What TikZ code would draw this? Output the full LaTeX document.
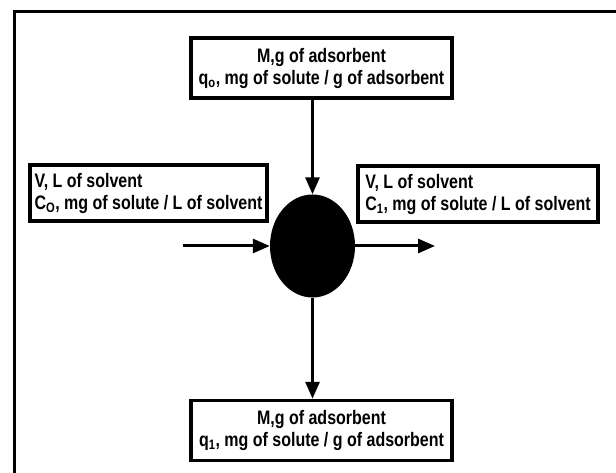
\documentclass[tikz,border=0pt]{standalone}
\usepackage{fontspec}
\setmainfont{Liberation Sans}
\usetikzlibrary{arrows.meta,shapes.geometric}
\newcommand{\tl}[1]{\scalebox{1}[1.22]{#1}}
\begin{document}
\begin{tikzpicture}[x=1pt,y=-1pt,
  font=\bfseries\fontsize{16}{22}\selectfont,
  box/.style={draw, line width=3.5pt, inner xsep=2pt, inner ysep=0pt},
  cbox/.style={box, align=center, minimum width=261, minimum height=60},
  sbox/.style={box, align=left, minimum height=56},
  flow/.style={line width=3pt, -{Triangle[length=17pt,width=14pt]}}]
\useasboundingbox (0,0) rectangle (616,473);
\draw[line width=3pt] (14,473) -- (14,12) -- (616,12);
\node[cbox] (top) at (321.5,68) {\tl{M,g of adsorbent}\\\tl{q\textsubscript{o}, mg of solute / g of adsorbent}};
\node[cbox] (bot) at (321.5,430.5) {\tl{M,g of adsorbent}\\\tl{q\textsubscript{1}, mg of solute / g of adsorbent}};
\node[sbox, minimum width=237] (left) at (148.5,193) {\tl{V, L of solvent}\\\tl{C\textsubscript{O}, mg of solute / L of solvent}};
\node[sbox, minimum width=240] (right) at (478,194) {\tl{V, L of solvent}\\\tl{C\textsubscript{1}, mg of solute / L of solvent}};
\node[ellipse, fill=black, minimum width=85, minimum height=103, inner sep=0pt] (reactor) at (312.5,246) {};
\coordinate (lin) at (183,246);
\coordinate (rout) at (435,246);
\draw[flow] (reactor.north |- top.south) -- (reactor.north);
\draw[flow] (lin) -- (reactor.west);
\draw[flow] (reactor.east) -- (rout);
\draw[flow] (reactor.south) -- (reactor.south |- bot.north);
\end{tikzpicture}
\end{document}
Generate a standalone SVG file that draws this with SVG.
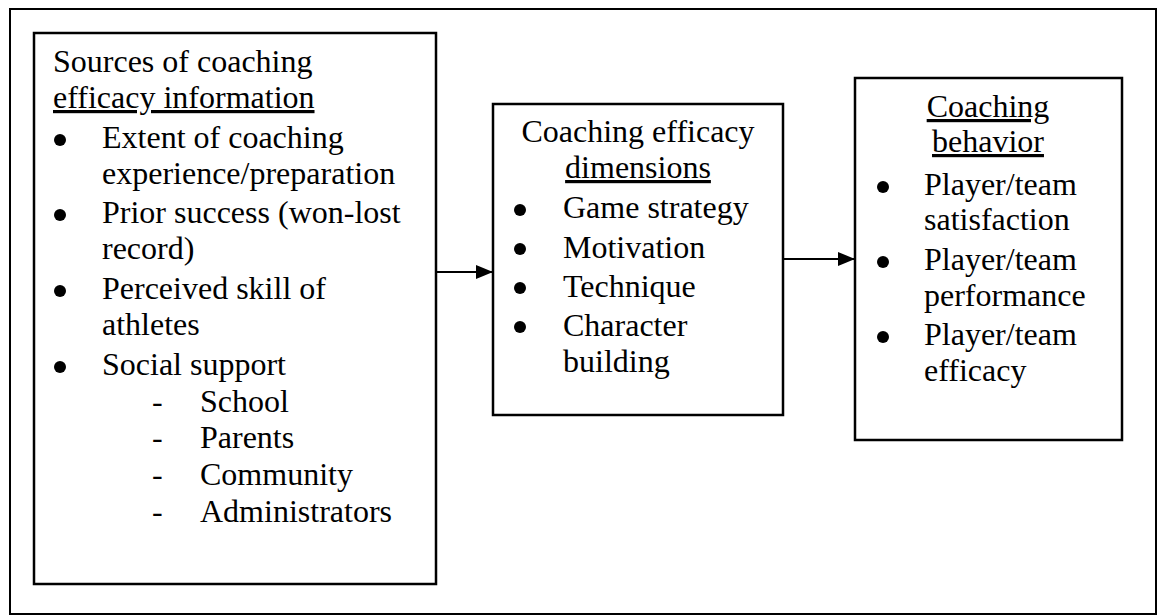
<svg xmlns="http://www.w3.org/2000/svg" width="1161" height="616" viewBox="0 0 1161 616">
<style>
.box{fill:none;stroke:#000;stroke-width:2.5}
.frame{fill:none;stroke:#000;stroke-width:2}
text{font-family:"Liberation Serif","Times New Roman",serif;font-size:32px;fill:#000}
.c{text-anchor:middle}
.u{text-decoration:underline}
.conn{stroke:#000;stroke-width:2;fill:none}
circle{fill:#000}
</style>
<defs>
<marker id="ah" viewBox="0 0 17 14" refX="17" refY="7" markerWidth="17" markerHeight="14" markerUnits="userSpaceOnUse" orient="auto">
<path d="M0,0 L17,7 L0,14 Z" fill="#000"/>
</marker>
</defs>
<rect width="1161" height="616" fill="#fff"/>
<rect class="frame" x="10" y="9" width="1146" height="605"/>
<g id="sources">
<rect class="box" x="34" y="33" width="402" height="551"/>
<text x="53" y="72">Sources of coaching</text>
<text x="53" y="108" class="u">efficacy information</text>
<circle cx="60" cy="140" r="6"/>
<text x="102" y="148">Extent of coaching</text>
<text x="102" y="184">experience/preparation</text>
<circle cx="60" cy="215" r="6"/>
<text x="102" y="223">Prior success (won-lost</text>
<text x="102" y="259">record)</text>
<circle cx="60" cy="291" r="6"/>
<text x="102" y="299">Perceived skill of</text>
<text x="102" y="335">athletes</text>
<circle cx="60" cy="367" r="6"/>
<text x="102" y="375">Social support</text>
<text x="152" y="412">-</text><text x="200" y="412">School</text>
<text x="152" y="448">-</text><text x="200" y="448">Parents</text>
<text x="152" y="485">-</text><text x="200" y="485">Community</text>
<text x="152" y="522">-</text><text x="200" y="522">Administrators</text>
</g>
<g id="dimensions">
<rect class="box" x="493" y="104" width="290" height="311"/>
<text x="638" y="142" class="c">Coaching efficacy</text>
<text x="638" y="178" class="c u">dimensions</text>
<circle cx="520" cy="210" r="6"/>
<text x="563" y="218">Game strategy</text>
<circle cx="520" cy="249" r="6"/>
<text x="563" y="258">Motivation</text>
<circle cx="520" cy="288" r="6"/>
<text x="563" y="297">Technique</text>
<circle cx="520" cy="327" r="6"/>
<text x="563" y="336">Character</text>
<text x="563" y="372">building</text>
</g>
<g id="behavior">
<rect class="box" x="855" y="78" width="267" height="362"/>
<text x="988" y="117" class="c u">Coaching</text>
<text x="988" y="152" class="c u">behavior</text>
<circle cx="883" cy="187" r="6"/>
<text x="924" y="195">Player/team</text>
<text x="924" y="230">satisfaction</text>
<circle cx="883" cy="262" r="6"/>
<text x="924" y="270">Player/team</text>
<text x="924" y="306">performance</text>
<circle cx="883" cy="337" r="6"/>
<text x="924" y="345">Player/team</text>
<text x="924" y="381">efficacy</text>
</g>
<g id="connectors">
<line class="conn" x1="436" y1="272" x2="493" y2="272" marker-end="url(#ah)"/>
<line class="conn" x1="783" y1="259" x2="855" y2="259" marker-end="url(#ah)"/>
</g>
</svg>
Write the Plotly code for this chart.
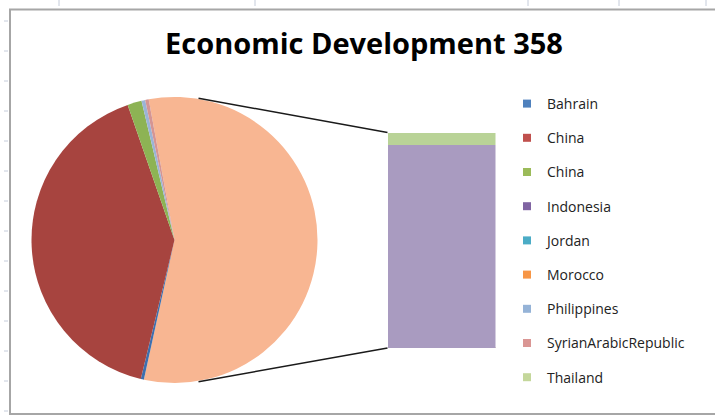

■ ■ ■ ■

#### WRITTEN INSTRUCTION:
Examine the records and pull out every line where the string "this" occurs.

#### RESULT:
What TikZ code would draw this? Output the full LaTeX document.
Generate a standalone SVG file that draws this with SVG.
Write the Plotly code for this chart.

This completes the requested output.